Il travaille en famille,
précieusement
épaulé par son épouse Isabelle, et
entouré de son fils, de ses neveux et nièces, de
sa belle-sœur et de ses beaux-frères. La famille
et le cyclisme, voilà sans aucun doute les deux piliers de
sa vie. Fort de sa notoriété
régionale, il ouvre sa première boutique de
cycles au 35 rue Mégevand en 1947, "Cycles au Tour de
France", puis très vite
une autre, « Au Tour de France » au 26 rue de
Belfort.

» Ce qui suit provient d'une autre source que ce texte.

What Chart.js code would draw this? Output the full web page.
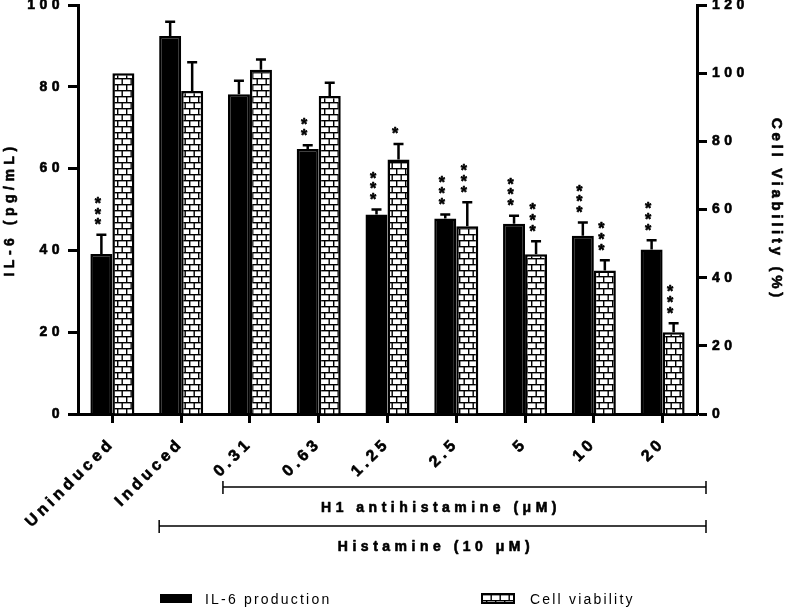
<!DOCTYPE html>
<html>
<head>
<meta charset="utf-8">
<script src="https://cdn.jsdelivr.net/npm/chart.js@4.4.1/dist/chart.umd.min.js"></script>
<style>
  body { margin: 0; background: #fff; }
</style>
</head>
<body>
<canvas id="myChart" width="787" height="610"></canvas>
<script>
// values
const categories = ['Uninduced', 'Induced', '0.31', '0.63', '1.25', '2.5', '5', '10', '20'];
const il6Values = [39.1, 92.4, 78.2, 64.8, 48.8, 47.8, 46.5, 43.6, 40.2];
const il6Errors = [4.7, 3.5, 3.3, 0.9, 1.2, 1.0, 2.0, 3.2, 2.3];
const viabilityValues = [100, 94.8, 101, 93.3, 74.7, 55.1, 46.9, 42.1, 24.0];
const viabilityErrors = [0, 8.4, 3.0, 3.9, 4.5, 7.0, 3.8, 3.0, 2.6];
// number of significance stars above each bar
const il6Stars = [3, 0, 0, 2, 3, 3, 3, 3, 3];
const viabilityStars = [0, 0, 0, 0, 1, 3, 3, 3, 3];

const FONT = '"Liberation Sans", Arial, sans-serif';

const canvas = document.getElementById('myChart');
const ctx = canvas.getContext('2d');

// the original uses widely spaced, heavy lettering, so add spacing depending on font
function spacingFor(font) {
    const m = font.match(/(\d+(\.\d+)?)px/);
    const size = m ? parseFloat(m[1]) : 12;
    const bold = /bold|700/.test(font);
    if (!bold) return 2.2;
    if (size >= 16) return 4;
    if (size >= 15) return 3.7;
    if (size >= 14) return 4.5;
    return 3;
}
const origFill = ctx.fillText;
const origMeasure = ctx.measureText;
ctx.fillText = function (t, x, y, w) {
    this.letterSpacing = spacingFor(this.font) + 'px';
    const r = w === undefined ? origFill.call(this, t, x, y) : origFill.call(this, t, x, y, w);
    if (/bold|700/.test(this.font)) {
        // thicken bold text a little
        this.save();
        this.strokeStyle = this.fillStyle;
        this.lineWidth = 0.6;
        this.lineJoin = 'round';
        this.setLineDash([]);
        this.strokeText(t, x, y);
        this.restore();
    }
    return r;
};
ctx.measureText = function (t) {
    this.letterSpacing = spacingFor(this.font) + 'px';
    return origMeasure.call(this, t);
};

// brick hatch used for the viability bars
function makeBrickPattern(c) {
    const tile = document.createElement('canvas');
    tile.width = 9;
    tile.height = 12;
    const t = tile.getContext('2d');
    t.fillStyle = '#fff';
    t.fillRect(0, 0, 9, 12);
    t.fillStyle = '#000';
    t.fillRect(0, 0, 9, 1.4);
    t.fillRect(0, 6, 9, 1.4);
    t.fillRect(0, 0, 1.4, 6);
    t.fillRect(4.5, 6, 1.4, 6);
    return c.createPattern(tile, 'repeat');
}
const brick = makeBrickPattern(ctx);

const annotations = {
    id: 'annotations',
    afterDatasetsDraw(chart) {
        const c = chart.ctx;
        const sets = [
            [0, il6Values, il6Errors, il6Stars, 'y'],
            [1, viabilityValues, viabilityErrors, viabilityStars, 'y1']
        ];
        c.save();
        c.strokeStyle = '#000';
        c.lineWidth = 2.5;
        sets.forEach(([di, vals, errs, stars, axis]) => {
            const meta = chart.getDatasetMeta(di);
            const scale = chart.scales[axis];
            meta.data.forEach((bar, i) => {
                let top = bar.y;
                if (errs[i] > 0) {
                    top = scale.getPixelForValue(vals[i] + errs[i]);
                    c.beginPath();
                    c.moveTo(bar.x, bar.y);
                    c.lineTo(bar.x, top);
                    c.moveTo(bar.x - 5, top);
                    c.lineTo(bar.x + 5, top);
                    c.stroke();
                }
                c.fillStyle = '#000';
                c.font = 'bold 16px ' + FONT;
                c.textAlign = 'center';
                c.textBaseline = 'middle';
                for (let k = 0; k < stars[i]; k++) {
                    c.fillText('*', bar.x - 1.5, top - 9 - k * 10.7);
                }
            });
        });
        c.restore();
    },
    afterDraw(chart) {
        const c = chart.ctx;
        const area = chart.chartArea;
        const x = chart.scales.x;
        const right = area.right + 9;
        c.save();
        c.strokeStyle = '#000';
        c.fillStyle = '#000';
        c.lineWidth = 1.5;
        const brackets = [
            { from: x.getPixelForValue(2) - 27, y: 487, text: 'H1 antihistamine (\u03bcM)', tx: 441, ty: 508 },
            { from: x.getPixelForValue(1) - 22, y: 526, text: 'Histamine (10 \u03bcM)', tx: 436, ty: 547 }
        ];
        c.font = 'bold 14px ' + FONT;
        c.textAlign = 'center';
        c.textBaseline = 'middle';
        brackets.forEach(b => {
            c.beginPath();
            c.moveTo(b.from, b.y);
            c.lineTo(right, b.y);
            c.moveTo(b.from, b.y - 6);
            c.lineTo(b.from, b.y + 7);
            c.moveTo(right, b.y - 6);
            c.lineTo(right, b.y + 7);
            c.stroke();
            c.fillText(b.text, b.tx, b.ty);
        });

        // legend
        c.fillRect(160, 594, 32, 9);
        c.fillStyle = brick;
        c.fillRect(482, 594, 32, 9);
        c.lineWidth = 2;
        c.strokeRect(482, 594, 32, 9);
        c.fillStyle = '#000';
        c.font = '14px ' + FONT;
        c.textAlign = 'left';
        c.fillText('IL-6 production', 205, 600);
        c.fillText('Cell viability', 530, 600);
        c.restore();
    }
};

const axisGrid = {
    display: true,
    drawOnChartArea: false,
    color: '#000',
    tickColor: '#000',
    tickLength: 10,
    tickWidth: 3
};
const axisBorder = { display: true, color: '#000', width: 3 };
const tickFont = { family: FONT, size: 14, weight: 'bold' };

new Chart(ctx, {
    type: 'bar',
    data: {
        labels: categories,
        datasets: [
            {
                label: 'IL-6 production',
                data: il6Values,
                yAxisID: 'y',
                backgroundColor: '#000',
                borderColor: '#000',
                borderWidth: 2.5,
                categoryPercentage: 0.64,
                barPercentage: 1
            },
            {
                label: 'Cell viability',
                data: viabilityValues,
                yAxisID: 'y1',
                backgroundColor: brick,
                borderColor: '#000',
                borderWidth: 2.5,
                categoryPercentage: 0.64,
                barPercentage: 1
            }
        ]
    },
    options: {
        responsive: false,
        animation: false,
        layout: { padding: { top: 5, left: 0, right: 0, bottom: 0 } },
        plugins: {
            legend: { display: false },
            tooltip: { enabled: false }
        },
        scales: {
            x: {
                grid: { ...axisGrid, offset: false, tickLength: 9 },
                border: axisBorder,
                ticks: {
                    color: '#000',
                    font: { family: FONT, size: 16, weight: 'bold' },
                    maxRotation: 45,
                    minRotation: 45,
                    padding: 11
                },
                afterFit: s => { s.height = 196; s.paddingLeft = 0; s.paddingRight = 0; }
            },
            y: {
                position: 'left',
                min: 0,
                max: 100,
                grid: axisGrid,
                border: axisBorder,
                ticks: { stepSize: 20, color: '#000', font: tickFont, padding: 4 },
                title: {
                    display: true,
                    text: 'IL-6 (pg/mL)',
                    color: '#000',
                    font: { family: FONT, size: 14, weight: 'bold' },
                    padding: { top: 2, bottom: 0 }
                },
                afterFit: s => { s.width = 78; s.paddingTop = 0; s.paddingBottom = 0; }
            },
            y1: {
                position: 'right',
                min: 0,
                max: 120,
                grid: axisGrid,
                border: axisBorder,
                ticks: { stepSize: 20, color: '#000', font: tickFont, padding: 5 },
                title: {
                    display: true,
                    text: 'Cell Viability (%)',
                    color: '#000',
                    font: { family: FONT, size: 15, weight: 'bold' },
                    padding: { top: 2, bottom: 2 }
                },
                afterFit: s => { s.width = 90; s.paddingTop = 0; s.paddingBottom = 0; }
            }
        }
    },
    plugins: [annotations]
});
</script>
</body>
</html>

Leur succéderont la concession Vespa au 22 rue
Gustave Courbet de 1958 à 1964 et le magasin au 18 Place du
Marché en
1954
en lieu et place du Café de la Bourse (après un
bref passage à
l’angle de la rue Luc Breton et de la rue des Granges), un
commerce généraliste où l’on
trouve, déjà, de tout : cycles, mobylettes,
téléviseurs, meubles,
électroménager et même un bar ! Un lieu
atypique, une institution bisontine même, qui appartient
à l'histoire de la ville, et que personne n'a
oublié à Besançon. Ce magasin sera totalement
détruit par un effroyable incendie dans la nuit du 22 au 23
février 1962 dans lequel Robert Babbit, beau-frère de
Jean, perdra la vie. Jean de Gribaldy et sa famille se
relèveront de cette terrible et douloureuse épreuve,
soutenus par la population et de nombreux amis, et le magasin rouvrira
ses portes après un intermède rue Gustave Courbet avec la
concession VESPA devenu un temps le magasin provisoire.
"Là
derrière ce comptoir, Isabelle
de Gribaldy.
Je franchis la porte du magasin avec ma maman, j'avais 14 ans. Ma
mère : "Il me faut une mobylette pour mon fils,
mais j'ai
pas de sous Isabelle". "Prends-la, tu me la paieras en plusieurs fois.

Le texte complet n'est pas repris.